+++ Information supplied

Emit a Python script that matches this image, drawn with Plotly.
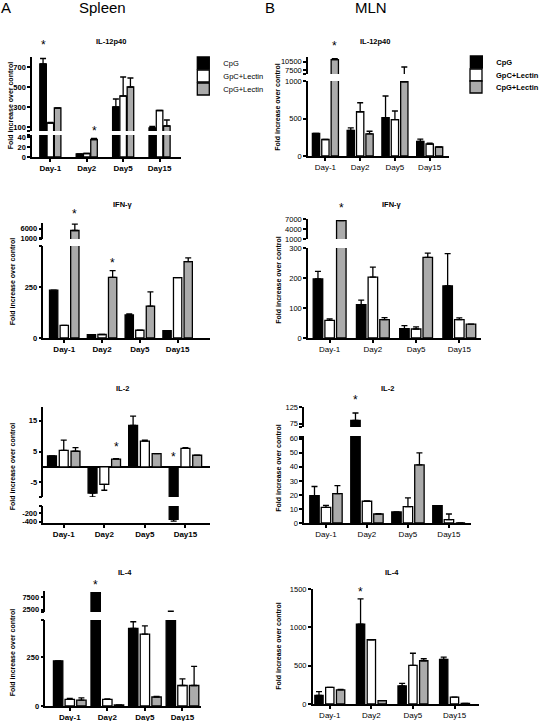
import plotly.graph_objects as go

W, H = 544, 721

days = ["Day-1", "Day2", "Day5", "Day15"]
series = ["CpG", "GpC+Lectin", "CpG+Lectin"]

# ---------------- Spleen (A) ----------------
spl_il12_cpg = [730, 6, 300, 90]
spl_il12_cpg_err = [55, 0, 80, 15]
spl_il12_gpc = [140, 7, 410, 265]
spl_il12_gpc_err = [5, 0, 190, 0]
spl_il12_cpgl = [290, 35, 500, 110]
spl_il12_cpgl_err = [0, 2, 90, 60]
spl_il12_stars = [("Day-1", 0), ("Day2", 2)]

spl_ifn_cpg = [234, 16, 113, 36]
spl_ifn_cpg_err = [0, 0, 5, 0]
spl_ifn_gpc = [62, 17, 38, 295]
spl_ifn_gpc_err = [0, 0, 0, 0]
spl_ifn_cpgl = [5000, 297, 156, 374]
spl_ifn_cpgl_err = [3200, 33, 70, 18]
spl_ifn_stars = [("Day-1", 2), ("Day2", 2)]

spl_il2_cpg = [3.6, -8.5, 13.5, -344]
spl_il2_cpg_err = [0, 1.3, 3.0, 40]
spl_il2_gpc = [5.4, -5.7, 8.4, 6.0]
spl_il2_gpc_err = [3.3, 1.9, 0.3, 0.3]
spl_il2_cpgl = [5.1, 2.5, 4.3, 3.8]
spl_il2_cpgl_err = [1.2, 0.2, 0, 0]
spl_il2_stars = [("Day2", 2), ("Day15", 0)]

spl_il4_cpg = [231, 9200, 397, 1000]
spl_il4_cpg_err = [0, 0, 34, 800]
spl_il4_gpc = [34, 34, 368, 105]
spl_il4_gpc_err = [5, 2, 42, 34]
spl_il4_cpgl = [30, 5, 46, 105]
spl_il4_cpgl_err = [12, 0, 3, 98]
spl_il4_stars = [("Day2", 0)]

# ---------------- MLN (B) ----------------
mln_il12_cpg = [300, 340, 510, 195]
mln_il12_cpg_err = [0, 35, 290, 30]
mln_il12_gpc = [220, 590, 485, 160]
mln_il12_gpc_err = [0, 120, 115, 10]
mln_il12_cpgl = [11300, 295, 990, 120]
mln_il12_cpgl_err = [400, 35, 7600, 0]
mln_il12_stars = [("Day-1", 2)]

mln_ifn_cpg = [197, 111, 31, 174]
mln_ifn_cpg_err = [25, 15, 10, 107]
mln_ifn_gpc = [59, 203, 30, 61]
mln_ifn_gpc_err = [5, 33, 7, 6]
mln_ifn_cpgl = [6500, 61, 269, 46]
mln_ifn_cpgl_err = [0, 7, 14, 0]
mln_ifn_stars = [("Day-1", 2)]

mln_il2_cpg = [19.5, 85, 7.9, 12.4]
mln_il2_cpg_err = [6.5, 22, 0, 0]
mln_il2_gpc = [11.2, 15.5, 11.7, 2.4]
mln_il2_gpc_err = [1.4, 0.3, 6.2, 4.0]
mln_il2_cpgl = [21, 6.4, 41.4, 0]
mln_il2_cpgl_err = [5.7, 0.3, 8.6, 0]
mln_il2_stars = [("Day2", 0)]

mln_il4_cpg = [111, 1043, 235, 581]
mln_il4_cpg_err = [51, 329, 34, 30]
mln_il4_gpc = [218, 838, 504, 90]
mln_il4_gpc_err = [0, 0, 158, 0]
mln_il4_cpgl = [184, 43, 564, 8]
mln_il4_cpgl_err = [5, 0, 26, 0]
mln_il4_stars = [("Day2", 0)]

# ---------------- layout / style ----------------
FONT = "Liberation Sans, Arial, sans-serif"
fills = ["#000000", "#ffffff", "#ababab"]


def px(x):
    return x / W


def py(y):
    return 1 - y / H


# segs: (pixel top, pixel bottom), range, labelled ticks, unlabelled boundary ticks
panels = [
    dict(title="IL-12p40", tpos=(117, 42), ytx=12, yty=105, bold=True,
         legends=[("legend", 194, 63), ("legend3", 194, 76), ("legend4", 194, 89)],
         vals=[spl_il12_cpg, spl_il12_gpc, spl_il12_cpgl],
         errs=[spl_il12_cpg_err, spl_il12_gpc_err, spl_il12_cpgl_err],
         stars=spl_il12_stars, star_shift=[4, -1],
         xdom=(34, 192), xr=(-0.5, 3.6), bw=0.18, pitch=0.2,
         segs=[((57, 131), (60, 800), [100, 300, 500, 700], [62]),
               ((135, 157), (0, 44), [0, 20, 40], [43.5])]),
    dict(title="IFN-γ", tpos=(130, 204), ytx=13, yty=281, bold=True,
         vals=[spl_ifn_cpg, spl_ifn_gpc, spl_ifn_cpgl],
         errs=[spl_ifn_cpg_err, spl_ifn_gpc_err, spl_ifn_cpgl_err],
         stars=spl_ifn_stars, star_shift=[1, -1],
         xdom=(46, 222), xr=(-0.55, 3.85), bw=0.22, pitch=0.28,
         segs=[((223, 239), (700, 8800), [1000, 6000], [720]),
               ((246, 338), (0, 450), [0, 250], [448])]),
    dict(title="IL-2", tpos=(130, 388), ytx=13, yty=466, bold=True,
         vals=[spl_il2_cpg, spl_il2_gpc, spl_il2_cpgl],
         errs=[spl_il2_cpg_err, spl_il2_gpc_err, spl_il2_cpgl_err],
         stars=spl_il2_stars, star_shift=[3, 1],
         xdom=(46, 222), xr=(-0.5, 3.6), bw=0.22, pitch=0.29, zero=True,
         segs=[((407, 497), (-9.8, 19.5), [-5, 5, 15], [-9.7]),
               ((506, 523), (-430, -30), [-200, -400], [-32])]),
    dict(title="IL-4", tpos=(132, 572), ytx=13, yty=652, bold=True,
         vals=[spl_il4_cpg, spl_il4_gpc, spl_il4_cpgl],
         errs=[spl_il4_cpg_err, spl_il4_gpc_err, spl_il4_cpgl_err],
         stars=spl_il4_stars, star_shift=[-1],
         xdom=(48, 213), xr=(-0.65, 3.5), bw=0.25, pitch=0.31,
         segs=[((591, 612), (1500, 9900), [2500, 7500], [1520]),
               ((620, 706), (0, 440), [0, 250], [438])]),
    dict(title="IL-12p40", tpos=(397, 42), ytx=294, yty=107, bold=False,
         legends=[("legend2", 483, 62), ("legend5", 483, 75), ("legend6", 483, 87)],
         vals=[mln_il12_cpg, mln_il12_gpc, mln_il12_cpgl],
         errs=[mln_il12_cpg_err, mln_il12_gpc_err, mln_il12_cpgl_err],
         stars=mln_il12_stars, star_shift=[4],
         xdom=(326, 475), xr=(-0.5, 3.55), bw=0.21, pitch=0.27,
         segs=[((57, 74), (6000, 12300), [7500, 10500], [6050]),
               ((81, 156), (0, 1000), [0, 500, 1000], [])]),
    dict(title="IFN-γ", tpos=(415, 204), ytx=294, yty=280, bold=False,
         vals=[mln_ifn_cpg, mln_ifn_gpc, mln_ifn_cpgl],
         errs=[mln_ifn_cpg_err, mln_ifn_gpc_err, mln_ifn_cpgl_err],
         stars=mln_ifn_stars, star_shift=[4],
         xdom=(326, 509), xr=(-0.5, 3.5), bw=0.22, pitch=0.27,
         segs=[((219, 239), (1000, 7000), [1000, 4000, 7000], []),
               ((248, 338), (0, 300), [0, 100, 200, 300], [])]),
    dict(title="IL-2", tpos=(410, 388), ytx=294, yty=468, bold=False,
         vals=[mln_il2_cpg, mln_il2_gpc, mln_il2_cpgl],
         errs=[mln_il2_cpg_err, mln_il2_gpc_err, mln_il2_cpgl_err],
         stars=mln_il2_stars, star_shift=[4],
         xdom=(322, 499), xr=(-0.53, 3.55), bw=0.23, pitch=0.28,
         segs=[((407, 427), (65, 125), [75, 125], [66]),
               ((436, 523), (0, 62), [0, 10, 20, 30, 40, 50, 60], [61.5])]),
    dict(title="IL-4", tpos=(415, 572), ytx=294, yty=646, bold=False,
         vals=[mln_il4_cpg, mln_il4_gpc, mln_il4_cpgl],
         errs=[mln_il4_cpg_err, mln_il4_gpc_err, mln_il4_cpgl_err],
         stars=mln_il4_stars, star_shift=[-2],
         xdom=(331, 507), xr=(-0.41, 3.59), bw=0.2, pitch=0.26,
         segs=[((589, 704), (0, 1500), [0, 500, 1000, 1500], [])]),
]

fig = go.Figure()
layout = dict(
    template="none",
    width=W, height=H, margin=dict(l=0, r=0, t=0, b=0, pad=0), autosize=False,
    paper_bgcolor="white", plot_bgcolor="rgba(0,0,0,0)",
    barmode="overlay", showlegend=True,
    font=dict(family=FONT, color="black", size=8),
    annotations=[],
)

ycount = 0
for pi, p in enumerate(panels):
    xn = pi + 1
    xname = "x" if xn == 1 else f"x{xn}"
    xkey = "xaxis" if xn == 1 else f"xaxis{xn}"
    weight = "bold" if p["bold"] else "normal"
    seg_names = []
    for si, (dom, rng, ticks, extra) in enumerate(p["segs"]):
        ycount += 1
        yname = "y" if ycount == 1 else f"y{ycount}"
        ykey = "yaxis" if ycount == 1 else f"yaxis{ycount}"
        seg_names.append((yname, rng))
        tv = list(ticks) + list(extra)
        tt = [f"{t}" for t in ticks] + [""] * len(extra)
        layout[ykey] = dict(
            domain=[py(dom[1]), py(dom[0])], range=list(rng), anchor=xname,
            showline=True, linecolor="black", linewidth=1.5, mirror=False,
            ticks="outside", ticklen=3, tickwidth=1.5, tickcolor="black",
            tickvals=tv, ticktext=tt, showgrid=False,
            zeroline=bool(p.get("zero")) and rng[0] < 0 < rng[1],
            zerolinecolor="black", zerolinewidth=1.5,
            tickfont=dict(family=FONT, size=7.5, weight=weight, color="black"),
            fixedrange=True,
        )
        lo, hi = rng
        for i in range(3):
            vals = p["vals"][i]
            errs = p["errs"][i]
            up = [e if v >= 0 else 0 for v, e in zip(vals, errs)]
            dn = [e if v < 0 else 0 for v, e in zip(vals, errs)]
            # only the bars (with their error bars) that reach into this axis segment
            seg_vals = []
            for v, u, d in zip(vals, up, dn):
                low_end = min(0, v - d)
                high_end = max(0, v + u)
                seg_vals.append(v if (high_end >= lo and low_end <= hi) else None)
            legends = p.get("legends")
            show = bool(legends) and si == 0
            fig.add_trace(go.Bar(
                x=days, y=seg_vals, name=series[i],
                xaxis=xname, yaxis=yname,
                width=p["bw"], offset=(i - 1) * p["pitch"] - p["bw"] / 2,
                marker=dict(color=fills[i], line=dict(color="black", width=1.3)),
                error_y=dict(type="data", symmetric=False, array=up, arrayminus=dn,
                             color="black", thickness=1.3, width=3),
                showlegend=show,
                legend=(legends[i][0] if legends else "legend"),
            ))
    bottom_y = seg_names[-1][0]
    layout[xkey] = dict(
        domain=[px(p["xdom"][0]), px(p["xdom"][1])], range=list(p["xr"]),
        anchor=bottom_y, type="category", categoryorder="array", categoryarray=days,
        showline=True, linecolor="black", linewidth=1.5,
        ticks="outside", ticklen=3, tickwidth=1.5, tickcolor="black",
        showgrid=False, zeroline=False, fixedrange=True,
        tickfont=dict(family=FONT, size=8, weight=weight, color="black"),
    )
    # legends (one entry per legend box so the entries can sit close together)
    if p.get("legends"):
        for lname, lx, ly in p["legends"]:
            layout[lname] = dict(
                x=px(lx), y=py(ly), xanchor="left", yanchor="middle",
                bgcolor="rgba(0,0,0,0)", itemwidth=30, borderwidth=0,
                font=dict(family=FONT, size=7.5, weight="bold" if not p["bold"] else "normal",
                          color="black"))
    # panel title
    layout["annotations"].append(dict(
        text=p["title"], x=px(p["tpos"][0]), y=py(p["tpos"][1]), xref="paper", yref="paper",
        showarrow=False, xanchor="center", yanchor="middle",
        font=dict(family=FONT, size=7.5, weight="bold", color="black")))
    # y-axis title
    layout["annotations"].append(dict(
        text="Fold increase over control", x=px(p["ytx"]), y=py(p["yty"]),
        xref="paper", yref="paper", showarrow=False, textangle=-90,
        xanchor="center", yanchor="middle",
        font=dict(family=FONT, size=7, weight="bold", color="black")))
    # significance stars
    for (day, si_), shift in zip(p["stars"], p["star_shift"]):
        ci = days.index(day)
        v = p["vals"][si_][ci]
        e = p["errs"][si_][ci]
        top = v + e if v >= 0 else 0
        target = None
        for yname, rng in seg_names:
            if rng[0] <= top <= rng[1]:
                target = (yname, top)
                break
        if target is None:
            best = None
            for yname, rng in seg_names:
                if top > rng[1] and (best is None or rng[1] > best[1]):
                    best = (yname, rng[1])
            target = best
        layout["annotations"].append(dict(
            text="*", x=ci + (si_ - 1) * p["pitch"], y=target[1],
            xref=xname, yref=target[0], showarrow=False,
            xanchor="center", yanchor="bottom", yshift=shift,
            font=dict(family=FONT, size=12, color="black")))

# headers
for txt, x, sz in [("A", 6, 15), ("Spleen", 108, 15), ("B", 286, 15), ("MLN", 393, 15)]:
    layout["annotations"].append(dict(
        text=txt, x=px(x), y=py(8), xref="paper", yref="paper", showarrow=False,
        xanchor="center", yanchor="middle", font=dict(family=FONT, size=sz, color="black")))

fig.update_layout(**layout)
fig.write_html(
    "out.html",
    config={"displayModeBar": False, "responsive": False},
    post_script=("document.body.style.margin='0px';"
                 "document.body.style.overflow='hidden';"
                 "document.documentElement.style.overflow='hidden';"),
)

++++++

* _Task directions_: Find the lines above holding the word "this" and show them.

* _Correct response_:
Emit a Python script that matches this image, drawn with Plotly.
            # only the bars (with their error bars) that reach into this axis segment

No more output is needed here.